◆ Task details
Retype nothing but the lines from the start of the material up to and including the line with "const pointCount = 144;". Pictures don't belong in the copy.

━━━━━━━━

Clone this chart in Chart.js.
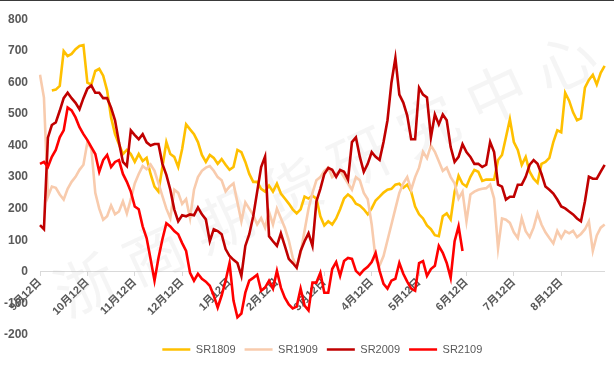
<!DOCTYPE html>
<html>
<head>
<meta charset="utf-8">
<script src="https://cdn.jsdelivr.net/npm/chart.js@4/dist/chart.umd.min.js"></script>
<style>
  html, body { margin: 0; padding: 0; background: #ffffff; }
  #wrap { width: 614px; height: 372px; position: relative; }
</style>
</head>
<body>
<div id="wrap"><canvas id="c"></canvas></div>
<script>
// Month tick labels along the horizontal axis (one every 12 points)
const tickLabels = ['9月12日', '10月12日', '11月12日', '12月12日', '1月12日', '2月12日',
                    '3月12日', '4月12日', '5月12日', '6月12日', '7月12日', '8月12日'];
const pointsPerMonth = 12;
const pointCount = 144;

const seriesNames = ['SR1809', 'SR1909', 'SR2009', 'SR2109'];
const seriesColors = ['#FFC000', '#F8CBAD', '#C00000', '#FF0000'];

const sr1809 = [
  null, null, null, 574, 577, 589, 699, 683, 690, 705,
  715, 718, 599, 593, 636, 643, 621, 574, 489, 436,
  404, 373, 386, 373, 348, 373, 351, 361, 310, 270,
  254, 332, 411, 373, 364, 332, 389, 467, 451, 436,
  411, 370, 348, 370, 361, 342, 357, 339, 323, 332,
  386, 379, 348, 310, 285, 285, 263, 254, 273, 254,
  279, 248, 232, 216, 198, 185, 198, 238, 232, 241,
  232, 176, 147, 160, 150, 169, 198, 232, 245, 235,
  216, 210, 198, 182, 201, 226, 238, 251, 260, 263,
  276, 279, 266, 276, 254, 207, 182, 169, 147, 135,
  116, 113, 176, 185, 166, 254, 304, 279, 270, 301,
  323, 317, 288, 292, 292, 292, 354, 370, 426, 483,
  411, 386, 339, 364, 317, 295, 282, 342, 348, 361,
  411, 448, 442, 567, 542, 505, 480, 486, 583, 608,
  624, 593, 630, 652
];

const sr1909 = [
  624, 552, 238, 270, 266, 245, 229, 263, 285, 301,
  323, 339, 410, 390, 250, 200, 165, 176, 210, 182,
  191, 223, 185, 230, 280, 310, 335, 325, 340, 320,
  280, 240, 200, 170, 260, 250, 215, 230, 170, 260,
  300, 320, 330, 335, 320, 300, 290, 255, 270, 280,
  220, 160, 220, 200, 180, 150, 170, 140, 190, 150,
  200, 170, 140, 100, 45, 15, 60, 130, 200, 250,
  290, 300, 320, 330, 300, 310, 320, 300, 280, 260,
  300, 290, 250, 230, 150, 40, 20, 50, 100, 150,
  200, 250, 280, 300, 260, 300, 330, 380, 360, 400,
  380, 350, 320, 330, 300, 280, 232, 254, 160, 245,
  254, 260, 263, 265, 276, 232, 75, 169, 165, 155,
  125, 107, 170, 129, 110, 140, 185, 150, 125, 107,
  90, 130, 107, 129, 122, 130, 110, 120, 135, 160,
  66, 115, 140, 150
];

const sr2009 = [
  148, 135, 425, 465, 473, 510, 550, 567, 550, 535,
  515, 550, 580, 590, 567, 567, 550, 550, 520, 480,
  410, 348, 335, 448, 433, 420, 436, 410, 400, 405,
  405, 342, 307, 260, 198, 160, 179, 176, 182, 179,
  204, 182, 166, 97, 135, 129, 119, 72, 50, 38,
  28, -13, 82, 119, 176, 254, 332, 365, 113, 97,
  82, 122, 82, 41, 28, 13, 66, 97, 122, 82,
  223, 263, 310, 329, 323, 301, 323, 317, 292, 411,
  426, 364, 317, 342, 379, 364, 354, 411, 480, 599,
  677, 561, 536, 495, 420, 420, 583, 561, 552, 426,
  498, 467, 498, 480, 395, 348, 364, 404, 379, 364,
  342, 342, 332, 339, 411, 379, 276, 270, 229, 238,
  238, 276, 276, 301, 339, 354, 342, 310, 270, 260,
  248, 229, 207, 201, 191, 182, 169, 160, 223, 301,
  295, 295, 317, 339
];

const sr2109 = [
  342, 348, 332, 364, 386, 426, 448, 520, 511, 489,
  458, 436, 417, 395, 373, 317, 354, 370, 332, 348,
  354, 310, 285, 254, 207, 198, 144, 107, 41, -28,
  44, 103, 154, 144, 129, 119, 91, 66, -3, -28,
  -6, -22, -31, -44, -75, -113, -75, -28, 28, -91,
  -144, -132, -66, -28, -19, -9, -60, -50, -28, -53,
  3, -50, -82, -103, -116, -110, -53, -107, -122, -34,
  -34, -3, -66, -66, 9, 31, -13, 34, 44, 41,
  3, -9, 6, 16, 31, 60, 3, -38, -53, -28,
  -22, 28, -6, -31, -53, -60, 28, 34, -13, 9,
  19, 82, 60, 28, -19, 97, 144, 66
];

const categories = Array.from({ length: pointCount }, (_, i) =>
  i % pointsPerMonth === 0 ? tickLabels[i / pointsPerMonth] : '');

const seriesData = [sr1809, sr1909, sr2009, sr2109];

const tickFont = '"Liberation Sans", "Noto Sans CJK SC", sans-serif';

// Faint diagonal watermark behind the lines, plus the thin frame line on top
const watermark = {
  id: 'watermark',
  beforeDatasetsDraw(chart) {
    const ctx = chart.ctx;
    const text = '浙商期货研究中心';
    ctx.save();
    ctx.fillStyle = 'rgba(180,180,180,0.13)';
    ctx.font = '60px "Noto Sans CJK SC", sans-serif';
    ctx.textAlign = 'center';
    ctx.textBaseline = 'middle';
    const x0 = 85, y0 = 285, x1 = 565, y1 = 62;
    const ang = Math.atan2(y1 - y0, x1 - x0);
    for (let k = 0; k < text.length; k++) {
      const t = k / (text.length - 1);
      ctx.save();
      ctx.translate(x0 + (x1 - x0) * t, y0 + (y1 - y0) * t);
      ctx.rotate(ang);
      ctx.fillText(text[k], 0, 0);
      ctx.restore();
    }
    ctx.restore();
  },
  afterDraw(chart) {
    const ctx = chart.ctx;
    ctx.save();
    ctx.strokeStyle = '#3a3a3a';
    ctx.lineWidth = 1;
    ctx.beginPath();
    ctx.moveTo(0, 0.5);
    ctx.lineTo(chart.width, 0.5);
    ctx.stroke();
    ctx.restore();
  }
};

new Chart(document.getElementById('c'), {
  type: 'line',
  data: {
    labels: categories,
    datasets: seriesData.map((d, k) => ({
      label: seriesNames[k],
      data: d,
      borderColor: seriesColors[k],
      backgroundColor: seriesColors[k],
      borderWidth: 2.6,
      pointRadius: 0,
      tension: 0,
      spanGaps: false,
      order: 4 - k
    }))
  },
  options: {
    responsive: true,
    maintainAspectRatio: false,
    animation: false,
    layout: { padding: { top: 16, right: 0, bottom: 7, left: 0 } },
    plugins: {
      tooltip: { enabled: false },
      legend: {
        position: 'bottom',
        fullSize: false,
        labels: {
          usePointStyle: true,
          pointStyle: 'line',
          pointStyleWidth: 28,
          boxHeight: 11,
          padding: 9,
          color: '#595959',
          font: { family: '"Liberation Sans", "Noto Sans CJK SC", sans-serif', size: 11 },
          sort: (a, b) => a.datasetIndex - b.datasetIndex
        }
      }
    },
    scales: {
      x: {
        position: { y: 0 },
        border: { display: true, color: '#d9d9d9', width: 1 },
        grid: {
          display: true,
          drawOnChartArea: false,
          drawTicks: true,
          tickLength: 4,
          color: (c) => (c.index % pointsPerMonth === 0 ? '#d9d9d9' : 'rgba(0,0,0,0)')
        },
        ticks: {
          autoSkip: false,
          maxRotation: 45,
          minRotation: 45,
          padding: 0,
          color: '#595959',
          font: { family: tickFont, size: 11, weight: 'bold' },
          callback: (v, i) => categories[i]
        }
      },
      y: {
        min: -200,
        max: 800,
        afterFit: (s) => { s.width = 40; },
        border: { display: false },
        grid: { display: false, drawTicks: false },
        ticks: {
          stepSize: 100,
          padding: 12,
          color: '#595959',
          font: { family: tickFont, size: 12, weight: 'bold' }
        }
      }
    }
  },
  plugins: [watermark]
});
</script>
</body>
</html>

━━━━━━━━

◆ Complete response
Clone this chart in Chart.js.
<!DOCTYPE html>
<html>
<head>
<meta charset="utf-8">
<script src="https://cdn.jsdelivr.net/npm/chart.js@4/dist/chart.umd.min.js"></script>
<style>
  html, body { margin: 0; padding: 0; background: #ffffff; }
  #wrap { width: 614px; height: 372px; position: relative; }
</style>
</head>
<body>
<div id="wrap"><canvas id="c"></canvas></div>
<script>
// Month tick labels along the horizontal axis (one every 12 points)
const tickLabels = ['9月12日', '10月12日', '11月12日', '12月12日', '1月12日', '2月12日',
                    '3月12日', '4月12日', '5月12日', '6月12日', '7月12日', '8月12日'];
const pointsPerMonth = 12;
const pointCount = 144;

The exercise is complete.